The WSJ reports Citi may owe star energy trader Andrew J. “Andy” Hall $100 million. Gasp!
That “gasp” is sincere, by the way. That’salottamoney.
When I read the Journal piece the green envy monster perched on my left shoulder, as she tends to do in such cases. I instinctively cheered the prospect of Kenneth Feinberg, Obama’s pay czar at the Treasury Department, ripping up government-controlled Citi’s contract with Hall. Or trying to, and thereby provoking a big public fight with fat-cat Hall for all of us to salivate over like so many Romans in the Coliseum.
Then I started thinking. And Ms. Monster faded away. Could Hall have actually earned the money via his purportedly profitable Citi unit Phibro LLC? Could he be one of a few Citigroup employees who actually delivers for the company and its shareholders?
Is there anything inherently distasteful or immoral in successfully matching risks with return, as Hall appears to have done for years, thereby delivering himself and his employer generous profits?
Isn’t he smart to have crafted a lifestyle described this way by WSJ colleagues Mike Siconolfi and Ann Davis:
“A far cry from the buttoned-down Wall Streeter, Mr. Hall leaves the office most afternoons to go rowing or to practice calisthenics with a ballet teacher. Outside the energy markets, Mr. Hall ranks among world’s top collectors of contemporary art, favoring often-shocking works that explore subjects including the human toll of the Nazis.”
I realize that the financial crisis was largely a result of banking types taking foolish risks and foisting them on far too many people who had stopped using their brains. Are we now to punish those who risk wisely?
As the WSJ writes: “Hanging in the balance in the Hall matter is an important source of profits for Citigroup, which is trying to rebound after a disastrous 2008. Phibro, with a small core group of traders, has generated hundreds of millions of dollars in profit for Citigroup over the years. This spring, after the new pay curbs were unveiled, Mr. Hall and others on his team threatened to leave if their pay was cut by the new compensation rules, people familiar with the matter said.”

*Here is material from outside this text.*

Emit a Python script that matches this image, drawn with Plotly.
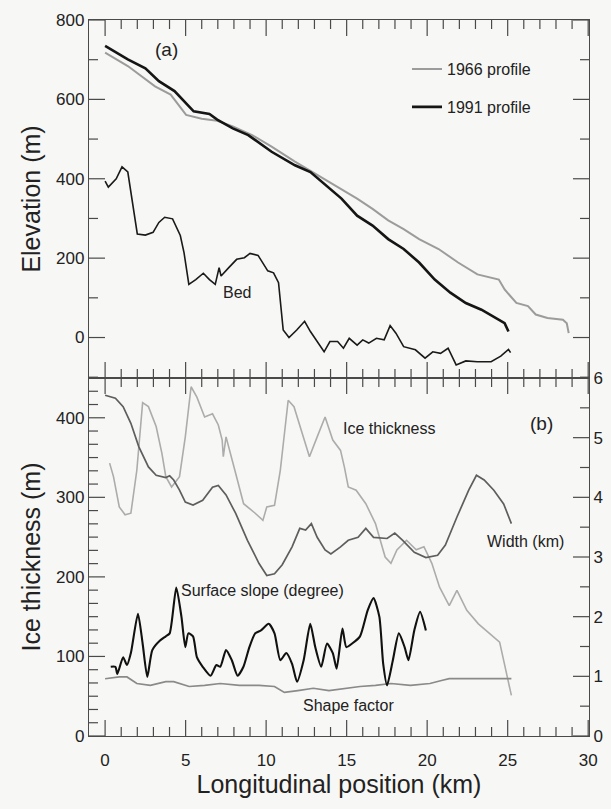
import plotly.graph_objects as go

# ---------------- Panel (a): elevation profiles ----------------
x1991 = [0.0, 1.41, 2.5, 3.34, 4.31, 5.5, 6.48, 6.96, 7.93, 8.89, 10.34, 11.79, 12.75, 13.96,
         14.68, 15.65, 16.61, 17.58, 18.54, 19.5, 20.47, 21.44, 22.4, 23.37, 24.09, 24.57, 24.81, 25.05]
z1991 = [735, 701, 678, 646, 621, 570, 563, 549, 527, 510, 468, 434, 417, 375,
         350, 307, 282, 248, 223, 189, 146, 113, 87, 70, 53, 41, 36, 15]

x1966 = [0.0, 1.41, 3.1, 4.07, 5.03, 6.0, 6.96, 7.93, 9.13, 10.34, 11.79, 13.23, 14.44, 15.65,
         16.61, 17.58, 18.54, 19.5, 20.71, 21.92, 23.12, 23.85, 24.45, 24.81, 25.54, 26.26, 26.74,
         27.47, 28.43, 28.67, 28.79]
z1966 = [718, 684, 633, 612, 561, 551, 546, 532, 510, 481, 443, 409, 379, 350,
         324, 295, 273, 248, 223, 189, 159, 151, 146, 121, 87, 79, 58,
         49, 45, 36, 11]

xbed = [0.0, 0.2, 0.69, 1.05, 1.41, 1.65, 2.0, 2.5, 2.98, 3.34, 3.7, 4.19, 4.67, 4.9, 5.2, 5.63,
        6.1, 6.48, 6.84, 7.08, 7.2, 7.68, 8.17, 8.65, 9.0, 9.5, 10.1, 10.46, 10.77, 11.06, 11.42,
        11.9, 12.39, 12.75, 13.23, 13.6, 13.96, 14.44, 14.8, 15.16, 15.65, 16.0, 16.37, 16.85,
        17.33, 17.7, 18.06, 18.54, 19.27, 19.87, 20.35, 20.83, 21.3, 21.8, 22.4, 23.12, 23.97,
        24.57, 25.05, 25.18]
zbed = [394, 379, 400, 430, 417, 350, 261, 258, 265, 290, 303, 299, 257, 214, 134, 146,
        162, 146, 134, 176, 155, 176, 197, 201, 212, 207, 168, 163, 138, 19, 0,
        19, 41, 15, -14, -36, -10, -10, -27, -2, -19, -6, -14, -2,
        -6, 30, 11, -23, -31, -52, -36, -40, -27, -69, -59, -61, -61,
        -47, -30, -38]

# ---------------- Panel (b) ----------------
x_thick = [0.28, 0.52, 0.88, 1.24, 1.6, 1.97, 2.33, 2.69, 3.17, 3.53, 3.77, 4.13, 4.62, 4.98,
           5.34, 5.7, 6.18, 6.67, 7.03, 7.27, 7.34, 7.51, 8.11, 8.6, 9.32, 9.8, 10.04, 10.52,
           10.88, 11.37, 11.73, 12.21, 12.69, 13.17, 13.66, 14.14, 14.62, 14.86, 15.1, 15.59,
           16.19, 16.79, 17.15, 17.39, 17.75, 18.12, 18.72, 19.32, 19.8, 20.29, 20.77, 21.37,
           21.85, 22.46, 23.18, 23.9, 24.5, 24.75, 24.99, 25.23]
ice_thickness = [343, 326, 288, 278, 280, 334, 419, 414, 389, 355, 326, 313, 326, 376,
                 439, 426, 401, 405, 391, 372, 351, 376, 330, 292, 280, 271, 288, 290,
                 334, 422, 414, 384, 351, 376, 401, 372, 359, 338, 313, 309,
                 292, 267, 242, 225, 217, 234, 246, 234, 238, 217, 187, 164,
                 183, 158, 141, 129, 118, 95, 74, 51]

x_width = [0.0, 0.64, 1.12, 1.6, 2.09, 2.69, 3.17, 3.77, 4.01, 4.26, 4.62, 4.98, 5.46, 6.06,
           6.67, 7.03, 7.51, 8.11, 8.84, 9.56, 10.04, 10.52, 11.0, 11.61, 12.09, 12.45, 12.81,
           13.17, 13.66, 14.02, 14.62, 15.1, 15.71, 16.19, 16.67, 17.51, 17.99, 18.48, 19.2,
           19.92, 20.65, 21.13, 21.85, 22.58, 23.06, 23.54, 24.14, 24.75, 25.23]
width_km = [5.71, 5.66, 5.52, 5.24, 4.85, 4.51, 4.37, 4.33, 4.36, 4.29, 4.12, 3.92, 3.87, 3.95,
            4.17, 4.2, 4.04, 3.73, 3.28, 2.89, 2.69, 2.72, 2.87, 3.17, 3.48, 3.45, 3.56,
            3.33, 3.12, 3.05, 3.17, 3.28, 3.33, 3.48, 3.33, 3.31, 3.4, 3.28, 3.08,
            2.99, 3.03, 3.2, 3.67, 4.12, 4.37, 4.29, 4.12, 3.89, 3.56]

x_slope = [0.35, 0.64, 0.76, 1.12, 1.36, 1.6, 2.04, 2.33, 2.62, 2.93, 3.41, 3.77, 4.01, 4.42,
           4.74, 4.98, 5.17, 5.46, 5.7, 6.06, 6.55, 6.91, 7.15, 7.51, 7.87, 8.23, 8.59, 8.96,
           9.32, 9.68, 10.16, 10.52, 10.88, 11.25, 11.61, 11.92, 12.33, 12.74, 13.05, 13.42,
           13.78, 14.14, 14.38, 14.74, 14.98, 15.34, 15.83, 16.31, 16.67, 17.03, 17.27, 17.51,
           17.87, 18.24, 18.6, 18.84, 19.2, 19.56, 19.92]
slope_deg = [1.16, 1.16, 1.04, 1.32, 1.19, 1.39, 2.05, 1.55, 0.99, 1.44, 1.6, 1.67, 1.72, 2.49,
             2.0, 1.49, 1.72, 1.67, 1.32, 1.16, 1.01, 1.19, 1.16, 1.44, 1.27, 1.01, 1.16, 1.49,
             1.72, 1.77, 1.88, 1.72, 1.27, 1.39, 1.21, 0.91, 1.27, 1.88, 1.49, 1.16,
             1.55, 1.39, 1.13, 1.8, 1.49, 1.55, 1.67, 2.11, 2.31, 2.0, 1.21, 0.85,
             1.27, 1.72, 1.49, 1.27, 1.77, 2.08, 1.77]

x_shape = [0.0, 0.88, 1.36, 1.97, 2.81, 3.77, 4.26, 5.22, 6.18, 7.15, 8.35, 9.56, 10.52, 11.13,
           11.97, 12.93, 13.9, 14.86, 15.83, 16.79, 17.75, 18.96, 20.17, 20.89, 21.37, 25.23]
shape_factor = [0.96, 0.99, 0.99, 0.88, 0.85, 0.91, 0.91, 0.83, 0.85, 0.88, 0.85, 0.85, 0.83, 0.73,
                0.76, 0.8, 0.76, 0.8, 0.83, 0.85, 0.88, 0.85, 0.88, 0.93, 0.96, 0.96]

# ---------------- tick positions ----------------
x_major_ticks = [0, 5, 10, 15, 20, 25, 30]
x_minor_ticks = [v for v in range(0, 31) if v % 5 != 0]
elev_major_ticks = [0, 200, 400, 600, 800]
elev_minor_ticks = [-100, 100, 300, 500, 700]
thick_major_ticks = [0, 100, 200, 300, 400]
thick_minor_ticks = [k * 100 / 6 for k in range(1, 28) if k % 6 != 0]
right_major_ticks = [0, 1, 2, 3, 4, 5, 6]
right_minor_ticks = [0.5, 1.5, 2.5, 3.5, 4.5, 5.5]

FONT = "Liberation Sans, Arial, Helvetica, sans-serif"
BG = "#f7f7f5"
AX = "#4a4a4a"
XR = [-1.0, 30.05]
YR_TOP = [-102, 800]
YR_BOT = [0, 450]
YR_RIGHT = [0, 6]
W, H = 611, 809
ML, MR, MT, MB = 89, 22, 20, 73
PW = W - ML - MR            # plot width in px
PH = (H - MT - MB) / 2      # height of one panel in px
MAJ, MIN = 16, 9            # tick lengths in px

fig = go.Figure()

fig.add_trace(go.Scatter(x=x1966, y=z1966, mode="lines", name="1966 profile",
                         line=dict(color="#9c9c9c", width=2), xaxis="x", yaxis="y",
                         legendgroup="a"))
fig.add_trace(go.Scatter(x=x1991, y=z1991, mode="lines", name="1991 profile",
                         line=dict(color="#151515", width=2.6), xaxis="x", yaxis="y",
                         legendgroup="b"))
fig.add_trace(go.Scatter(x=xbed, y=zbed, mode="lines", name="Bed", showlegend=False,
                         line=dict(color="#1a1a1a", width=1.6), xaxis="x", yaxis="y"))

fig.add_trace(go.Scatter(x=x_thick, y=ice_thickness, mode="lines", showlegend=False,
                         line=dict(color="#acacac", width=1.6), xaxis="x2", yaxis="y2"))
fig.add_trace(go.Scatter(x=x_width, y=width_km, mode="lines", showlegend=False,
                         line=dict(color="#5e5e5e", width=1.7), xaxis="x2", yaxis="y3"))
fig.add_trace(go.Scatter(x=x_shape, y=shape_factor, mode="lines", showlegend=False,
                         line=dict(color="#8a8a8a", width=1.7), xaxis="x2", yaxis="y3"))
fig.add_trace(go.Scatter(x=x_slope, y=slope_deg, mode="lines", showlegend=False,
                         line=dict(color="#111111", width=2.1, shape="spline", smoothing=0.6),
                         xaxis="x2", yaxis="y3"))


# ---------------- inward tick marks, converted from px to each axis' units ----------------
def px_to_x(px):
    return px * (XR[1] - XR[0]) / PW


def px_to_y(px, yr):
    return px * (yr[1] - yr[0]) / PH


def x_tick_trace(vals, length_px, yr, xa, ya):
    L = px_to_y(length_px, yr)
    xs, ys = [], []
    for v in vals:
        xs += [v, v, None, v, v, None]
        ys += [yr[0], yr[0] + L, None, yr[1], yr[1] - L, None]
    fig.add_trace(go.Scatter(x=xs, y=ys, mode="lines", showlegend=False, hoverinfo="skip",
                             line=dict(color=AX, width=1.2), xaxis=xa, yaxis=ya))


def y_tick_trace(vals, length_px, xa, ya, left=True, right=True):
    L = px_to_x(length_px)
    xs, ys = [], []
    for v in vals:
        if left:
            xs += [XR[0], XR[0] + L, None]
            ys += [v, v, None]
        if right:
            xs += [XR[1], XR[1] - L, None]
            ys += [v, v, None]
    fig.add_trace(go.Scatter(x=xs, y=ys, mode="lines", showlegend=False, hoverinfo="skip",
                             line=dict(color=AX, width=1.2), xaxis=xa, yaxis=ya))


x_tick_trace(x_major_ticks, MAJ, YR_TOP, "x", "y")
x_tick_trace(x_minor_ticks, MIN, YR_TOP, "x", "y")
x_tick_trace(x_major_ticks, MAJ, YR_BOT, "x2", "y2")
x_tick_trace(x_minor_ticks, MIN, YR_BOT, "x2", "y2")
y_tick_trace(elev_major_ticks, MAJ, "x", "y")
y_tick_trace(elev_minor_ticks, MIN, "x", "y")
y_tick_trace(thick_major_ticks, MAJ, "x2", "y2", right=False)
y_tick_trace(thick_minor_ticks, MIN, "x2", "y2", right=False)
y_tick_trace(right_major_ticks, MAJ, "x2", "y3", left=False)
y_tick_trace(right_minor_ticks, MIN, "x2", "y3", left=False)

TF = dict(family=FONT, size=17, color="#222")
TITLEF = dict(family=FONT, size=25, color="#222")


def axis(**kw):
    d = dict(showline=True, linecolor=AX, linewidth=1.3, ticks="", showgrid=False,
             zeroline=False, tickfont=TF, tickmode="linear", tick0=0, mirror=True)
    d.update(kw)
    return d


fig.update_layout(
    template="none",
    width=W, height=H,
    margin=dict(l=ML, r=MR, t=MT, b=MB),
    paper_bgcolor=BG, plot_bgcolor=BG,
    font=dict(family=FONT, color="#222"),
    xaxis=axis(domain=[0, 1], anchor="y", range=XR, dtick=5, showticklabels=False),
    yaxis=axis(domain=[0.5, 1.0], anchor="x", range=YR_TOP, dtick=200,
               title=dict(text="Elevation (m)", font=TITLEF, standoff=8)),
    xaxis2=axis(domain=[0, 1], anchor="y2", range=XR, dtick=5, ticklabelstandoff=8,
                title=dict(text="Longitudinal position (km)", font=TITLEF, standoff=4)),
    yaxis2=axis(domain=[0, 0.5], anchor="x2", range=YR_BOT, dtick=100, mirror=False,
                title=dict(text="Ice thickness (m)", font=TITLEF, standoff=8)),
    yaxis3=axis(overlaying="y2", side="right", anchor="x2", range=YR_RIGHT, dtick=1,
                mirror=False),
    legend=dict(x=0.636, y=0.955, xanchor="left", yanchor="top", bgcolor="rgba(0,0,0,0)",
                font=dict(family=FONT, size=16, color="#222"), tracegroupgap=14),
    showlegend=True,
)

ann_font = dict(family=FONT, size=16, color="#222")
annotations = [
    dict(x=3.8, y=726, xref="x", yref="y", text="(a)", font=dict(family=FONT, size=19, color="#222")),
    dict(x=8.2, y=113, xref="x", yref="y", text="Bed", font=ann_font),
    dict(x=17.6, y=386, xref="x2", yref="y2", text="Ice thickness", font=ann_font),
    dict(x=27.1, y=393, xref="x2", yref="y2", text="(b)", font=dict(family=FONT, size=19, color="#222")),
    dict(x=26.1, y=244, xref="x2", yref="y2", text="Width (km)", font=ann_font),
    dict(x=4.6, y=183, xref="x2", yref="y2", text="Surface slope (degree)", font=ann_font,
         xanchor="left"),
    dict(x=15.1, y=38, xref="x2", yref="y2", text="Shape factor", font=ann_font),
]
for a in annotations:
    a["showarrow"] = False
    fig.add_annotation(**a)

fig.write_html("out.html")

Feinberg and the Obama administration have to be ultra-careful with this case and similar ones that will undoubtedly crop up. Hall will leave if his pay and reputational prospects dim at Citi. Goldman Sachs, hedge fund firm GLG – and a few other non-risk-averse players – would likely be happy to take the team. U.S. and U.K. taxpayers – now owning a slew of financial institutions – could find themselves (ourselves!) stuck with laggard companies completely at the mercy of independent entrepreneurial rivals.
Here’s what I’d like to see Feinberg and the government attempt to do: If popular politics mandate the effective removal of mega-earners like Hall – the mood across the country is fairly ugly at the moment – the Obama administration should permit creation of risk-incubator programs inside taxpayer-owned firms. They’d be aimed at tapping up-and-coming Andy Halls who have intriguing and important – and, yes, risky – ideas for new lines of business. The program would apply to financial and non-financial firms (such as GM) now owned by Uncle Sam, and could help preserve and nurture a measure of boldness and innovation within the companies.